下方アーム73cの後端側には、左右両側へ水平に突出させた水平部の両端部から鉛直下方に延出した鉛直部に鎮圧ローラ72を接続して回転可能に保持する鎮圧ローラ保持具75が設けられている。
覆土後の鎮圧を十分に実施しないと播種溝3内の土壌が乾いて種子4が発芽しないばかりか、土壌が飛ばされるおそれがある。本実施例による播種装置10は、上記のように構成された鎮圧部70によって、覆土鎮圧を確実に行うことができる。
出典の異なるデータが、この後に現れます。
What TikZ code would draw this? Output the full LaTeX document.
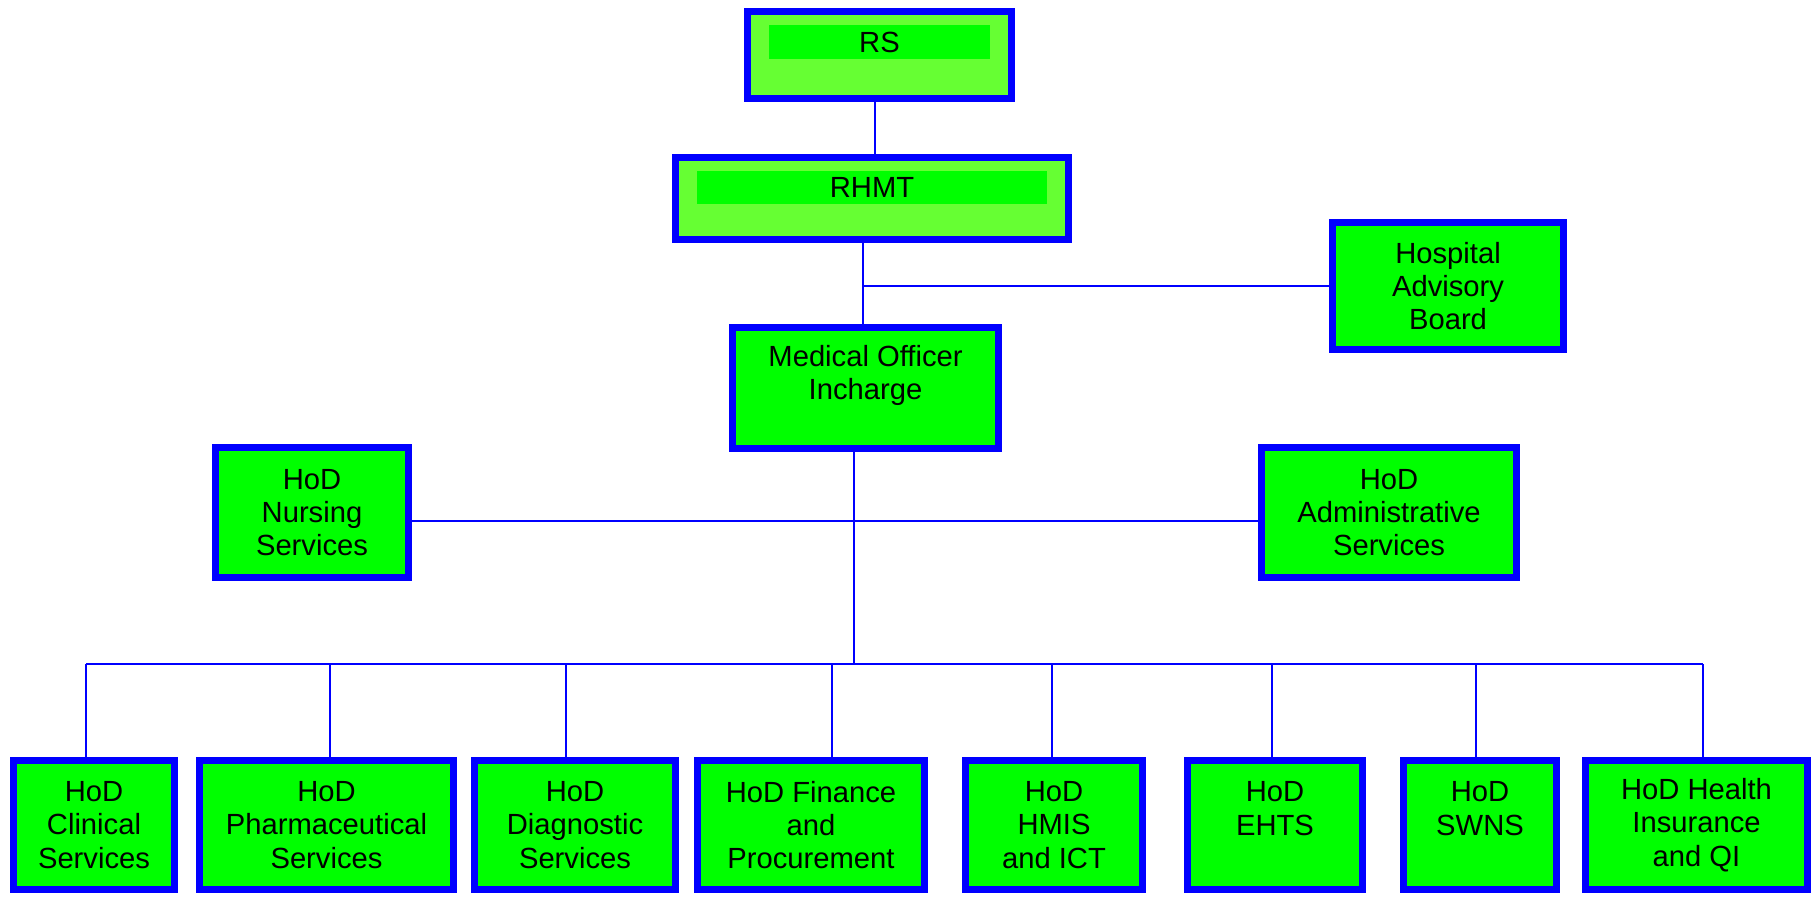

導通口形成部は、例えば回転刃である。導通口形成部は、作溝部30の直後に設けても良いが、予めスリットが設けられているスリットタイプのマルチフィルムシート6の状態に近似させるために、作溝部30の直前に設けることが好ましい。
3 播種溝
5 真正土
6 マルチフィルムシート
10 播種装置
20 シート畦立て被覆部
30 作溝部
31 ドラム
32 凸部
40 播種部
50 ホッパー
60 覆土部
70 鎮圧部
71 誘導部
71a 一対の誘導材
72 鎮圧ローラ
Claims (5)
- マルチフィルムシートで畑土壌の表面を被覆する被覆工程と、
前記被覆工程で被覆した前記マルチフィルムシートを押圧して播種溝を形成する作溝工程と、
前記作溝工程で形成した前記播種溝に播種する播種工程と、
前記播種工程で播種した前記播種溝に土を導入する覆土工程と、
前記覆土工程で導入した前記土を鎮圧する鎮圧工程と
を有し、
前記マルチフィルムシートには、前記畑土壌との導水性を確保する穴又はスリットが形成され、
前記穴又は前記スリットを、前記播種溝に位置させ、
前記播種工程では、水溶性シードテープを用い、
前記覆土工程で導入する前記土として、有機的夾雑物が混入していない、山土や火山灰土などの真正土を用い、
前記穴又は前記スリットによって、前記畑土壌から前記真正土への水分の供給と、前記畑土壌への根の伸長を妨げない
ことを特徴とする播種方法。 - ロール状のマルチフィルムシートを装着するシート畦立て被覆部と、
畑土壌の表面に被覆した前記マルチフィルムシートを押圧して播種溝を形成する作溝部と、
前記播種溝に播種する播種部と、
真正土を貯えるホッパーと、
播種した前記播種溝に前記ホッパー内の前記真正土を導入する覆土部と、
前記播種溝に導入した前記真正土を鎮圧する鎮圧部と
を備え、
前記作溝部は、ドラムと、前記ドラム外周に設けたリング状の凸部とを有し、
前記ドラムが、被覆した前記マルチフィルムシート上で回転することで、前記凸部で前記マルチフィルムシートを押圧して前記播種溝が形成され、
前記播種溝と前記畑土壌との導水性を確保するとともに前記畑土壌への根の伸長を妨げない穴又はスリットを前記マルチフィルムシートに形成する導通口形成部を有する
ことを特徴とする播種装置。 - 前記鎮圧部は、前記覆土部から落下させた前記真正土を前記播種溝に導く誘導部と、前記誘導部で前記播種溝に導いた前記真正土を押圧する鎮圧ローラとを有し、
前記誘導部は、前記覆土部側を広く、前記鎮圧ローラ側を狭く配置した一対の誘導材で構成し、
前記鎮圧ローラのローラ幅を、前記凸部の幅より広く、前記ドラムのドラム幅よりも狭くした
ことを特徴とする請求項2に記載の播種装置。 - 前記播種部、前記覆土部、前記誘導部、及び前記鎮圧ローラを複数組設け、
隣り合う前記鎮圧ローラの間には、前記鎮圧ローラで前記マルチフィルムシートを押圧しない空間を形成している
ことを特徴とする請求項3に記載の播種装置。 - 前記播種部は、水溶性シードテープを導出する
ことを特徴とする請求項2から請求項4のいずれか1項に記載の播種装置。